Late-stage despair turns morality upside-down. Where else do the desperate turn? To violent threats. An overwhelming number of t-shirts depict assault weapons, including one that says: “Come and Take it Joe.” Another re-pictures the classic painting, American Gothic, with Trump as the farmer. Ironically, instead of holding a pitchfork, he’s holding a rifle similar to the one used on him. Talk about reversing scripture. The t-shirt basically turns Isaiah 4:4 upside down by suggesting Americans turn ploughshares into swords.

The full actual biblical quote, by the way, reads: “And they shall beat their swords into plowshares, and their spears into pruning hooks; nation shall not lift up sword against nation, neither shall they learn war anymore.” But I’d bet money there’s not a single self-proclaimed Christian Nationalist who understands that quote, any more than they’d understand that the “shining city on the hill” was never a reference to America. America didn’t exist - Christianity didn’t exist - when those words were spoken as an exhortation to light a lamp and “give light to all in the house.”
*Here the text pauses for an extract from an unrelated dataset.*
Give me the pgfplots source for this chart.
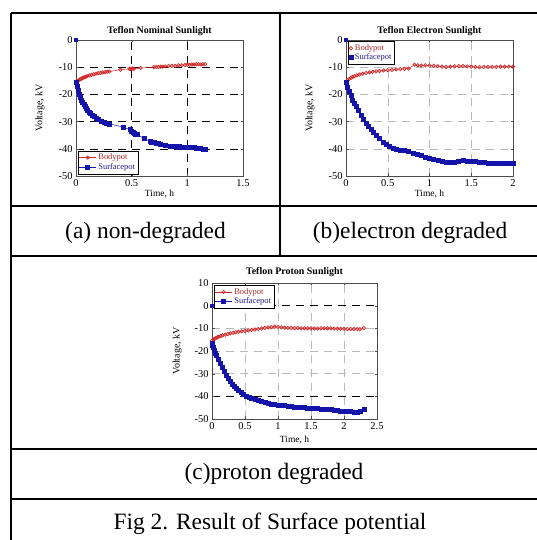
\documentclass[border=0pt]{standalone}
\usepackage{fontspec}
\setmainfont{Liberation Serif}
\usepackage{pgfplots}
\pgfplotsset{compat=1.18}
\definecolor{bpred}{RGB}{210,40,40}
\definecolor{spblue}{RGB}{20,20,170}
\definecolor{bptext}{RGB}{170,40,40}
\definecolor{sptext}{RGB}{30,30,140}

\pgfplotsset{
  potaxis/.style={
    scale only axis, anchor=south west,
    width=167bp, height=136bp,
    ymin=-50, ymax=0, ytick={-50,-40,...,0},
    axis line style={gray!60!black, line width=0.5pt},
    tick align=inside, major tick length=2.5bp,
    tick style={gray!60!black},
    grid=major,
    major grid style={black, dash pattern=on 8bp off 6bp, line width=0.5pt},
    tick label style={font=\fontsize{10.5}{11}\selectfont, /pgf/number format/assume math mode=true},
    every axis title/.style={font=\fontsize{10}{11}\selectfont\bfseries, at={(axis description cs:0.5,1.065)}, anchor=center},
    xlabel={Time, h}, ylabel={Voltage, kV},
    every axis x label/.style={at={(axis description cs:0.5,-0.135)}, anchor=center, font=\fontsize{9.5}{11}\selectfont},
    every axis y label/.style={at={(axis description cs:-0.215,0.5)}, rotate=90, anchor=center, font=\fontsize{10}{11}\selectfont},
    legend style={font=\fontsize{8.5}{8.5}\selectfont, draw=black, line width=0.4pt, inner sep=1pt,
      /tikz/every even column/.append style={column sep=1pt}, row sep=-2pt},
    legend cell align=left,
  },
  bodypot/.style={bpred, mark=o, mark size=1.7bp, line width=0.5pt, mark options={solid, line width=0.7pt}},
  surfpot/.style={spblue, mark=square*, mark size=2bp, line width=0.5pt},
}

\begin{document}
\begin{tikzpicture}[x=1bp,y=1bp]
\useasboundingbox (0,0) rectangle (537,540);

% table rules
\begin{scope}[line width=1.3bp]
\draw (11,0) -- (11,527);
\draw (11,527) -- (537,527);
\draw (280,527) -- (280,284);
\draw (11,334) -- (537,334);
\draw (11,284) -- (537,284);
\draw (11,91) -- (537,91);
\draw (11,41) -- (537,41);
\end{scope}

\begin{axis}[potaxis, at={(76bp,364bp)},
  title={Teflon Nominal Sunlight},
  xmin=0, xmax=1.5, xtick={0,0.5,1,1.5},
  legend style={at={(0.01,0.015)}, anchor=south west}]
\addplot[bodypot] coordinates {
(0,-15.5) (0.01,-15.2) (0.02,-14.9) (0.03,-14.6) (0.04,-14.4) (0.05,-14.2) (0.06,-14.0)
(0.07,-13.8) (0.08,-13.6) (0.09,-13.5) (0.10,-13.3) (0.12,-13.0) (0.14,-12.8) (0.16,-12.6)
(0.18,-12.4) (0.20,-12.2) (0.22,-12.1) (0.24,-11.9) (0.26,-11.8) (0.28,-11.7) (0.30,-11.6)
(0.40,-10.9) (0.48,-10.6) (0.49,-10.7) (0.50,-10.6) (0.51,-10.5) (0.52,-10.6) (0.58,-10.3)
(0.70,-10.0) (0.72,-9.9) (0.74,-9.9) (0.76,-9.8) (0.78,-9.8) (0.80,-9.7) (0.83,-9.6)
(0.86,-9.5) (0.89,-9.5) (0.92,-9.3) (0.95,-9.3) (0.98,-9.2) (1.00,-9.1) (1.02,-9.1)
(1.04,-9.0) (1.06,-9.0) (1.08,-8.9) (1.10,-8.9) (1.12,-9.0) (1.14,-8.9) (1.16,-8.9)};
\addlegendentry{\textcolor{bptext}{Bodypot}}
\addplot[surfpot] coordinates {
(0,-15.5) (0.01,-17.0) (0.02,-18.5) (0.03,-19.8) (0.04,-21.0) (0.05,-22.0) (0.06,-23.0)
(0.07,-23.8) (0.08,-24.5) (0.09,-25.1) (0.10,-25.7) (0.115,-26.4) (0.13,-27.0) (0.145,-27.6)
(0.16,-28.2) (0.18,-28.8) (0.20,-29.3) (0.225,-29.8) (0.25,-30.2) (0.275,-30.5) (0.30,-30.8)
(0.42,-32.0) (0.49,-33.0) (0.50,-33.4) (0.51,-33.8) (0.52,-34.3) (0.53,-34.6) (0.55,-34.8)
(0.61,-36.2) (0.67,-37.3) (0.68,-37.5) (0.70,-37.7) (0.72,-37.9) (0.74,-38.1) (0.76,-38.3)
(0.80,-38.8) (0.85,-39.1) (0.87,-39.2) (0.89,-39.2) (0.91,-39.3) (0.93,-39.2) (0.96,-39.3)
(1.00,-39.3) (1.02,-39.4) (1.04,-39.5) (1.06,-39.6) (1.08,-39.8) (1.10,-39.8) (1.12,-39.9)
(1.14,-40.0) (1.16,-40.0)};
\addlegendentry{\textcolor{sptext}{Surfacepot}}
\addplot[surfpot, only marks, mark size=1.4bp, forget plot] coordinates {(0,0)};
\end{axis}

\begin{axis}[potaxis, at={(346bp,364bp)},
  title={Teflon Electron Sunlight},
  xmin=0, xmax=2, xtick={0,0.5,1,1.5,2},
  major grid style={gray!55, dash pattern=on 8bp off 6bp, line width=0.5pt},
  legend style={at={(0.01,0.99)}, anchor=north west},
  legend image code/.code={\draw[#1] plot[only marks] coordinates {(0.15cm,0cm)};}]
\addplot[bodypot] coordinates {
(0,-15.5) (0.02,-14.8) (0.04,-14.3) (0.06,-13.9) (0.08,-13.6) (0.10,-13.3) (0.13,-13.0)
(0.16,-12.7) (0.20,-12.4) (0.24,-12.1) (0.28,-11.9) (0.32,-11.7) (0.36,-11.5) (0.40,-11.4)
(0.45,-11.2) (0.50,-11.1) (0.55,-11.0) (0.60,-10.8) (0.65,-10.7) (0.70,-10.6) (0.75,-10.5)
(0.82,-9.1) (0.86,-9.3) (0.90,-9.4) (0.95,-9.3) (1.00,-9.4) (1.05,-9.5) (1.10,-9.6)
(1.15,-9.8) (1.20,-9.9) (1.25,-9.8) (1.30,-9.7) (1.35,-9.6) (1.40,-9.6) (1.45,-9.7)
(1.50,-9.8) (1.55,-9.9) (1.60,-10.0) (1.65,-9.9) (1.70,-9.9) (1.75,-9.9) (1.80,-9.9)
(1.85,-9.8) (1.90,-9.8) (1.95,-9.8) (2.00,-9.8)};
\addlegendentry{\textcolor{bptext}{Bodypot}}
\addplot[surfpot] coordinates {
(0,-15.5) (0.02,-17.5) (0.04,-19.0) (0.06,-20.5) (0.08,-22.0) (0.10,-23.3) (0.12,-24.5)
(0.15,-26.0) (0.18,-27.5) (0.21,-29.0) (0.24,-30.5) (0.27,-31.8) (0.30,-33.0) (0.33,-34.0)
(0.36,-35.0) (0.40,-36.2) (0.44,-37.5) (0.48,-38.4) (0.52,-39.2) (0.56,-39.8) (0.60,-40.2)
(0.65,-40.5) (0.70,-40.7) (0.75,-41.0) (0.80,-41.5) (0.85,-42.0) (0.90,-42.5) (0.95,-43.0)
(1.00,-43.4) (1.05,-43.8) (1.10,-44.2) (1.15,-44.6) (1.20,-45.0) (1.25,-45.1) (1.30,-45.0)
(1.35,-44.6) (1.40,-44.2) (1.45,-44.4) (1.50,-44.6) (1.55,-44.7) (1.60,-44.8) (1.65,-45.0)
(1.70,-45.2) (1.75,-45.3) (1.80,-45.4) (1.85,-45.3) (1.90,-45.3) (1.95,-45.2) (2.00,-45.2)};
\addlegendentry{\textcolor{sptext}{Surfacepot}}
\addplot[surfpot, only marks, mark size=1.4bp, forget plot] coordinates {(0,0)};
\end{axis}

\begin{axis}[potaxis, at={(212bp,121bp)}, width=165bp,
  title={Teflon Proton Sunlight},
  xmin=0, xmax=2.5, xtick={0,0.5,1,1.5,2,2.5},
  ymin=-50, ymax=10, ytick={-50,-40,...,10},
  major grid style={gray!55, dash pattern=on 8bp off 6bp, line width=0.5pt},
  extra y ticks={0,-40}, extra y tick labels={},
  extra y tick style={grid=major, major grid style={black, dash pattern=on 8bp off 6bp, line width=0.5pt}},
  every axis title/.style={font=\fontsize{10}{11}\selectfont\bfseries, at={(axis description cs:0.5,1.078)}, anchor=center},
  every axis x label/.style={at={(axis description cs:0.5,-0.155)}, anchor=center, font=\fontsize{9.5}{11}\selectfont},
  every axis y label/.style={at={(axis description cs:-0.21,0.5)}, rotate=90, anchor=center, font=\fontsize{10}{11}\selectfont},
  legend style={at={(0.01,0.985)}, anchor=north west}]
\addplot[bodypot] coordinates {
(0,-15.5) (0.02,-15.0) (0.04,-14.6) (0.06,-14.3) (0.08,-14.0) (0.10,-13.7) (0.13,-13.4)
(0.16,-13.1) (0.20,-12.8) (0.24,-12.5) (0.28,-12.2) (0.32,-12.0) (0.36,-11.7) (0.40,-11.5)
(0.45,-11.3) (0.50,-11.1) (0.55,-10.9) (0.60,-10.7) (0.65,-10.5) (0.70,-10.3) (0.75,-10.1)
(0.80,-9.8) (0.85,-9.6) (0.90,-9.5) (0.95,-9.2) (1.00,-9.4) (1.05,-9.6) (1.10,-9.7)
(1.15,-9.8) (1.20,-9.8) (1.25,-9.9) (1.30,-9.9) (1.35,-10.0) (1.40,-10.0) (1.45,-10.0)
(1.50,-10.0) (1.55,-10.1) (1.60,-10.1) (1.65,-10.0) (1.70,-10.0) (1.75,-10.0) (1.80,-10.0)
(1.85,-10.1) (1.90,-10.1) (1.95,-10.2) (2.00,-10.2) (2.05,-10.3) (2.10,-10.3) (2.15,-10.3)
(2.20,-10.3) (2.24,-10.4) (2.30,-9.9)};
\addlegendentry{\textcolor{bptext}{Bodypot}}
\addplot[surfpot] coordinates {
(0,-16.5) (0.01,-17.5) (0.02,-18.5) (0.03,-19.5) (0.05,-20.8) (0.07,-22.0) (0.10,-23.5)
(0.13,-25.5) (0.16,-27.3) (0.19,-29.0) (0.22,-30.7) (0.25,-32.0) (0.28,-33.3) (0.31,-34.5)
(0.34,-35.6) (0.37,-36.5) (0.40,-37.3) (0.44,-38.3) (0.48,-39.1) (0.52,-39.8) (0.56,-40.4)
(0.60,-41.0) (0.65,-41.5) (0.70,-41.9) (0.75,-42.3) (0.80,-42.7) (0.85,-43.0) (0.90,-43.3)
(0.95,-43.6) (1.00,-43.8) (1.05,-44.0) (1.10,-44.1) (1.15,-44.3) (1.20,-44.4) (1.25,-44.6)
(1.30,-44.7) (1.35,-44.9) (1.40,-45.0) (1.45,-45.1) (1.50,-45.2) (1.55,-45.3) (1.60,-45.4)
(1.65,-45.5) (1.70,-45.6) (1.75,-45.7) (1.80,-45.9) (1.85,-46.1) (1.90,-46.3) (1.95,-46.5)
(2.00,-46.6) (2.05,-46.7) (2.10,-46.8) (2.15,-46.9) (2.20,-46.9) (2.24,-46.8) (2.30,-45.8)};
\addlegendentry{\textcolor{sptext}{Surfacepot}}
\addplot[surfpot, only marks, mark size=1.4bp, forget plot] coordinates {(0,0)};
\end{axis}

% captions
\begin{scope}[every node/.style={font=\fontsize{23.5}{26}\selectfont, anchor=base, inner sep=0pt}]
\node at (145.5,301) {(a) non-degraded};
\node at (410,301) {(b)electron degraded};
\node at (274,60) {(c)proton degraded};
\node at (270,10) {Fig 2. Result of Surface potential};
\end{scope}
\end{tikzpicture}
\end{document}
The “house” of Matthew 5:14 does not refer to a single country or political party. If it did, the whole point of the teaching would be lost. It’s not about cherry-picking who should be loved, or given refuge, or valued, or listened to, or deemed exceptional. Christ insisted we are all precious in God’s eyes. You don’t have to be a Christian to appreciate Christ. But, you can’t  be a Christian AND be a Christian Nationalist.